> [Information shown]

*****

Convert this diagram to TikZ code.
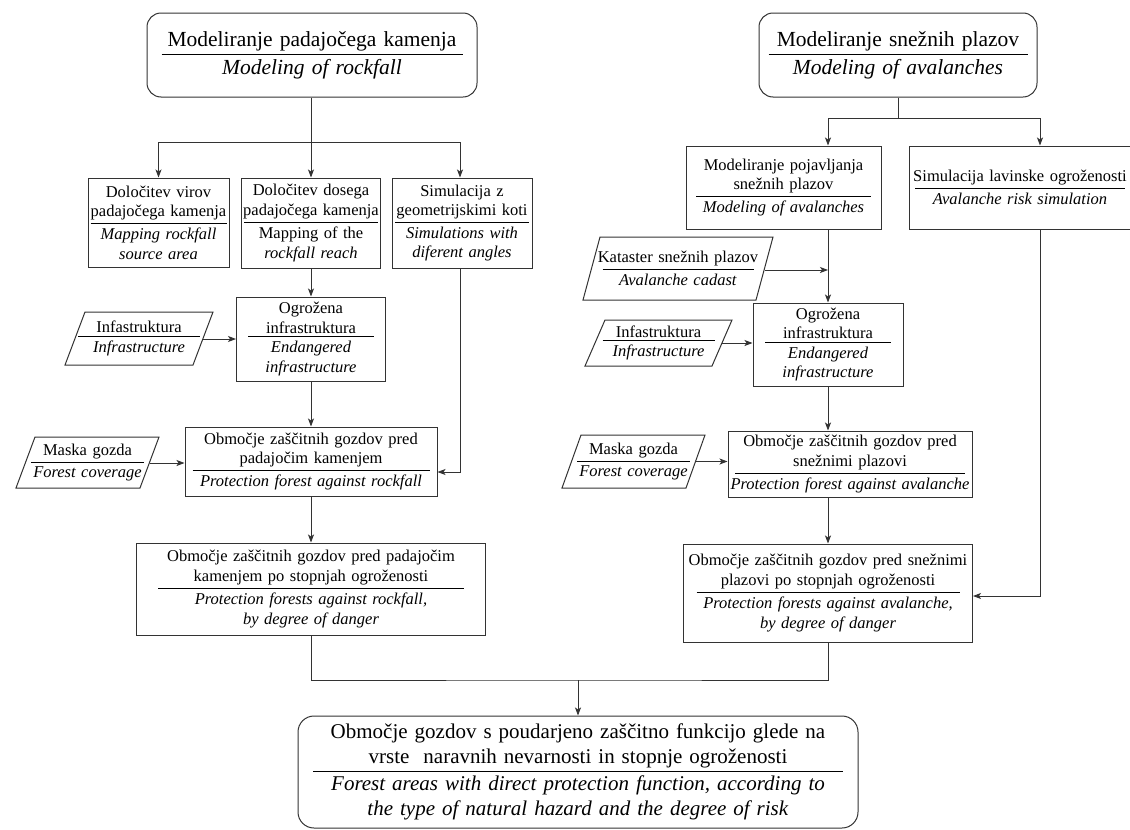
\documentclass[tikz,border=0pt]{standalone}
\usepackage{fontspec}
\setmainfont{Liberation Serif}
\usetikzlibrary{arrows.meta,calc}
\newcommand\dv[3]{#2\par\nointerlineskip\vspace{3pt}\hbox to\hsize{\hss\vrule width #1pt height 0.9pt depth 0pt\hss}\nointerlineskip\vspace{4pt}\textit{#3}}
\begin{document}
\begin{tikzpicture}[x=1pt,y=-1pt,
  box/.style={draw=black!80, line width=1pt, fill=white, align=center, inner sep=0pt,
    font=\fontsize{16.5}{19.5}\selectfont},
  rbox/.style={box, rounded corners=14pt, font=\fontsize{21.5}{25}\selectfont},
  ptext/.style={align=center, inner sep=0pt, text width=180, font=\fontsize{16.5}{19.5}\selectfont},
  para/.style={draw=black!80, line width=1pt},
  ln/.style={draw=black!80, line width=0.9pt},
  arr/.style={ln, -{Stealth[length=8pt,width=6pt,inset=2pt]}}]
\fill[white] (0,0) rectangle (1130,830);
\useasboundingbox (0,0) rectangle (1130,830);
% ---------- left column ----------
\node[rbox, minimum width=330, minimum height=84, text width=326] (tl) at (312,55)
  {\dv{301}{Modeliranje padajočega kamenja}{Modeling of rockfall}};
\node[box, minimum width=141, minimum height=89, text width=139] (b1) at (158.5,222.5)
  {\dv{136}{Določitev virov\\padajočega kamenja}{Mapping rockfall\\source area}};
\node[box, minimum width=139, minimum height=90, text width=137] (b2) at (311,223)
  {\dv{134}{Določitev dosega\\padajočega kamenja}{\upshape Mapping of the\\\itshape rockfall reach}};
\node[box, minimum width=140, minimum height=90, text width=138] (b3) at (462,223)
  {\dv{134}{Simulacija z\\geometrijskimi koti}{Simulations with\\diferent angles}};
\node[box, minimum width=149, minimum height=84, text width=145] (logr) at (311,339)
  {\dv{126}{Ogrožena\\infrastruktura}{Endangered\\infrastructure}};
\node[box, minimum width=252, minimum height=69, text width=248] (lzas) at (311,461.5)
  {\dv{237}{Območje zaščitnih gozdov pred\\padajočim kamenjem}{Protection forest against rockfall}};
\node[box, minimum width=349, minimum height=92, text width=345] (lbot) at (311,589)
  {\dv{306}{Območje zaščitnih gozdov pred padajočim\\kamenjem po stopnjah ogroženosti}{Protection forests against rockfall,\\by degree of danger}};
% parallelograms left
\draw[para] (85,312) -- (213,312) -- (193,365) -- (65,365) -- cycle;
\node[ptext] (infl) at (139,338.5) {\dv{122}{Infastruktura}{Infrastructure}};
\draw[para] (35,437) -- (159,437) -- (140,488) -- (16,488) -- cycle;
\node[ptext] (maskl) at (87.5,462.5) {\dv{113}{Maska gozda}{Forest coverage}};
% ---------- right column ----------
\node[rbox, minimum width=278, minimum height=84, text width=274] (tr) at (898,55)
  {\dv{259}{Modeliranje snežnih plazov}{Modeling of avalanches}};
\node[box, minimum width=195, minimum height=83, text width=191] (rmod) at (783.5,187.5)
  {\dv{175}{Modeliranje pojavljanja\\snežnih plazov}{Modeling of avalanches}};
\node[box, minimum width=222, minimum height=83, text width=218] (rsim) at (1020,187.5)
  {\dv{210}{Simulacija lavinske ogroženosti}{Avalanche risk simulation}};
\draw[para] (600,237) -- (773,237) -- (756,300) -- (583,300) -- cycle;
\node[ptext] (kat) at (678,268.5) {\dv{151}{Kataster snežnih plazov}{Avalanche cadast}};
\node[box, minimum width=150, minimum height=83, text width=146] (rogr) at (828,344.5)
  {\dv{126}{Ogrožena\\infrastruktura}{Endangered\\infrastructure}};
\draw[para] (605,320) -- (732,320) -- (712,366) -- (585,366) -- cycle;
\node[ptext] (infr) at (658.5,343) {\dv{112}{Infastruktura}{Infrastructure}};
\node[box, minimum width=244, minimum height=66, text width=244] (rzas) at (850,464)
  {\dv{230}{Območje zaščitnih gozdov pred\\snežnimi plazovi}{Protection forest against avalanche}};
\draw[para] (581,435) -- (705,435) -- (686,488) -- (562,488) -- cycle;
\node[ptext] (maskr) at (633.5,461.5) {\dv{113}{Maska gozda}{Forest coverage}};
\node[box, minimum width=289, minimum height=98, text width=285] (rbot) at (828,593)
  {\dv{263}{Območje zaščitnih gozdov pred snežnimi\\plazovi po stopnjah ogroženosti}{Protection forests against avalanche,\\by degree of danger}};
% ---------- final ----------
\node[rbox, minimum width=560, minimum height=112, text width=556,
  font=\fontsize{21}{25}\selectfont, rounded corners=16pt] (fin) at (578,772)
  {\dv{530}{Območje gozdov s poudarjeno zaščitno funkcijo glede na\\vrste\ \ naravnih nevarnosti in stopnje ogroženosti}{Forest areas with direct protection function, according to\\the type of natural hazard and the degree of risk}};
% ---------- coordinates ----------
\coordinate (lj) at (311,142);
\coordinate (b3t) at (460,472);
\coordinate (infle) at (203,339);
\coordinate (maskle) at (150,463);
\coordinate (rj) at (898,118);
\coordinate (rx) at (828,0);
\coordinate (sx) at (1040,0);
\coordinate (rturn) at (1040,596);
\coordinate (kate) at (765,270);
\coordinate (infre) at (722,343);
\coordinate (maskre) at (696,461.5);
\coordinate (bj) at (578,680);
% ---------- connectors left ----------
\draw[ln] (tl.south -| lj) -- (lj);
\draw[arr] (lj) -| (b1.north);
\draw[arr] (lj) -- (b2.north);
\draw[arr] (lj) -| (b3.north -| b3t);
\draw[arr] (b2) -- (logr);
\draw[arr] (infle) -- (infle -| logr.west);
\draw[arr] (logr) -- (lzas);
\draw[arr] (b3.south -| b3t) -- (b3t) -- (b3t -| lzas.east);
\draw[arr] (maskle) -- (maskle -| lzas.west);
\draw[arr] (lzas) -- (lbot);
% ---------- connectors right ----------
\draw[ln] (tr.south) -- (rj);
\draw[arr] (rj) -| (rmod.north -| rx);
\draw[arr] (rj) -| (rsim.north -| sx);
\draw[arr] (rmod.south -| rx) -- (rogr.north);
\draw[arr] (kate) -- (kate -| rx);
\draw[arr] (infre) -- (infre -| rogr.west);
\draw[arr] (rogr.south) -- (rzas.north -| rx);
\draw[arr] (maskre) -- (maskre -| rzas.west);
\draw[arr] (rzas.south -| rx) -- (rbot.north);
\draw[arr] (rsim.south -| sx) -- (rturn) -- (rturn -| rbot.east);
% ---------- bottom ----------
\draw[ln] (lbot.south) |- (bj) -| (rbot.south);
\draw[arr] (bj) -- (fin.north);
\end{tikzpicture}
\end{document}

*****

Restate the data above word for word. Do not include the images.

Convert this diagram to TikZ code.
\documentclass[tikz,border=0pt]{standalone}
\usepackage{fontspec}
\setmainfont{Liberation Serif}
\usetikzlibrary{arrows.meta,calc}
\newcommand\dv[3]{#2\par\nointerlineskip\vspace{3pt}\hbox to\hsize{\hss\vrule width #1pt height 0.9pt depth 0pt\hss}\nointerlineskip\vspace{4pt}\textit{#3}}
\begin{document}
\begin{tikzpicture}[x=1pt,y=-1pt,
  box/.style={draw=black!80, line width=1pt, fill=white, align=center, inner sep=0pt,
    font=\fontsize{16.5}{19.5}\selectfont},
  rbox/.style={box, rounded corners=14pt, font=\fontsize{21.5}{25}\selectfont},
  ptext/.style={align=center, inner sep=0pt, text width=180, font=\fontsize{16.5}{19.5}\selectfont},
  para/.style={draw=black!80, line width=1pt},
  ln/.style={draw=black!80, line width=0.9pt},
  arr/.style={ln, -{Stealth[length=8pt,width=6pt,inset=2pt]}}]
\fill[white] (0,0) rectangle (1130,830);
\useasboundingbox (0,0) rectangle (1130,830);
% ---------- left column ----------
\node[rbox, minimum width=330, minimum height=84, text width=326] (tl) at (312,55)
  {\dv{301}{Modeliranje padajočega kamenja}{Modeling of rockfall}};
\node[box, minimum width=141, minimum height=89, text width=139] (b1) at (158.5,222.5)
  {\dv{136}{Določitev virov\\padajočega kamenja}{Mapping rockfall\\source area}};
\node[box, minimum width=139, minimum height=90, text width=137] (b2) at (311,223)
  {\dv{134}{Določitev dosega\\padajočega kamenja}{\upshape Mapping of the\\\itshape rockfall reach}};
\node[box, minimum width=140, minimum height=90, text width=138] (b3) at (462,223)
  {\dv{134}{Simulacija z\\geometrijskimi koti}{Simulations with\\diferent angles}};
\node[box, minimum width=149, minimum height=84, text width=145] (logr) at (311,339)
  {\dv{126}{Ogrožena\\infrastruktura}{Endangered\\infrastructure}};
\node[box, minimum width=252, minimum height=69, text width=248] (lzas) at (311,461.5)
  {\dv{237}{Območje zaščitnih gozdov pred\\padajočim kamenjem}{Protection forest against rockfall}};
\node[box, minimum width=349, minimum height=92, text width=345] (lbot) at (311,589)
  {\dv{306}{Območje zaščitnih gozdov pred padajočim\\kamenjem po stopnjah ogroženosti}{Protection forests against rockfall,\\by degree of danger}};
% parallelograms left
\draw[para] (85,312) -- (213,312) -- (193,365) -- (65,365) -- cycle;
\node[ptext] (infl) at (139,338.5) {\dv{122}{Infastruktura}{Infrastructure}};
\draw[para] (35,437) -- (159,437) -- (140,488) -- (16,488) -- cycle;
\node[ptext] (maskl) at (87.5,462.5) {\dv{113}{Maska gozda}{Forest coverage}};
% ---------- right column ----------
\node[rbox, minimum width=278, minimum height=84, text width=274] (tr) at (898,55)
  {\dv{259}{Modeliranje snežnih plazov}{Modeling of avalanches}};
\node[box, minimum width=195, minimum height=83, text width=191] (rmod) at (783.5,187.5)
  {\dv{175}{Modeliranje pojavljanja\\snežnih plazov}{Modeling of avalanches}};
\node[box, minimum width=222, minimum height=83, text width=218] (rsim) at (1020,187.5)
  {\dv{210}{Simulacija lavinske ogroženosti}{Avalanche risk simulation}};
\draw[para] (600,237) -- (773,237) -- (756,300) -- (583,300) -- cycle;
\node[ptext] (kat) at (678,268.5) {\dv{151}{Kataster snežnih plazov}{Avalanche cadast}};
\node[box, minimum width=150, minimum height=83, text width=146] (rogr) at (828,344.5)
  {\dv{126}{Ogrožena\\infrastruktura}{Endangered\\infrastructure}};
\draw[para] (605,320) -- (732,320) -- (712,366) -- (585,366) -- cycle;
\node[ptext] (infr) at (658.5,343) {\dv{112}{Infastruktura}{Infrastructure}};
\node[box, minimum width=244, minimum height=66, text width=244] (rzas) at (850,464)
  {\dv{230}{Območje zaščitnih gozdov pred\\snežnimi plazovi}{Protection forest against avalanche}};
\draw[para] (581,435) -- (705,435) -- (686,488) -- (562,488) -- cycle;
\node[ptext] (maskr) at (633.5,461.5) {\dv{113}{Maska gozda}{Forest coverage}};
\node[box, minimum width=289, minimum height=98, text width=285] (rbot) at (828,593)
  {\dv{263}{Območje zaščitnih gozdov pred snežnimi\\plazovi po stopnjah ogroženosti}{Protection forests against avalanche,\\by degree of danger}};
% ---------- final ----------
\node[rbox, minimum width=560, minimum height=112, text width=556,
  font=\fontsize{21}{25}\selectfont, rounded corners=16pt] (fin) at (578,772)
  {\dv{530}{Območje gozdov s poudarjeno zaščitno funkcijo glede na\\vrste\ \ naravnih nevarnosti in stopnje ogroženosti}{Forest areas with direct protection function, according to\\the type of natural hazard and the degree of risk}};
% ---------- coordinates ----------
\coordinate (lj) at (311,142);
\coordinate (b3t) at (460,472);
\coordinate (infle) at (203,339);
\coordinate (maskle) at (150,463);
\coordinate (rj) at (898,118);
\coordinate (rx) at (828,0);
\coordinate (sx) at (1040,0);
\coordinate (rturn) at (1040,596);
\coordinate (kate) at (765,270);
\coordinate (infre) at (722,343);
\coordinate (maskre) at (696,461.5);
\coordinate (bj) at (578,680);
% ---------- connectors left ----------
\draw[ln] (tl.south -| lj) -- (lj);
\draw[arr] (lj) -| (b1.north);
\draw[arr] (lj) -- (b2.north);
\draw[arr] (lj) -| (b3.north -| b3t);
\draw[arr] (b2) -- (logr);
\draw[arr] (infle) -- (infle -| logr.west);
\draw[arr] (logr) -- (lzas);
\draw[arr] (b3.south -| b3t) -- (b3t) -- (b3t -| lzas.east);
\draw[arr] (maskle) -- (maskle -| lzas.west);
\draw[arr] (lzas) -- (lbot);
% ---------- connectors right ----------
\draw[ln] (tr.south) -- (rj);
\draw[arr] (rj) -| (rmod.north -| rx);
\draw[arr] (rj) -| (rsim.north -| sx);
\draw[arr] (rmod.south -| rx) -- (rogr.north);
\draw[arr] (kate) -- (kate -| rx);
\draw[arr] (infre) -- (infre -| rogr.west);
\draw[arr] (rogr.south) -- (rzas.north -| rx);
\draw[arr] (maskre) -- (maskre -| rzas.west);
\draw[arr] (rzas.south -| rx) -- (rbot.north);
\draw[arr] (rsim.south -| sx) -- (rturn) -- (rturn -| rbot.east);
% ---------- bottom ----------
\draw[ln] (lbot.south) |- (bj) -| (rbot.south);
\draw[arr] (bj) -- (fin.north);
\end{tikzpicture}
\end{document}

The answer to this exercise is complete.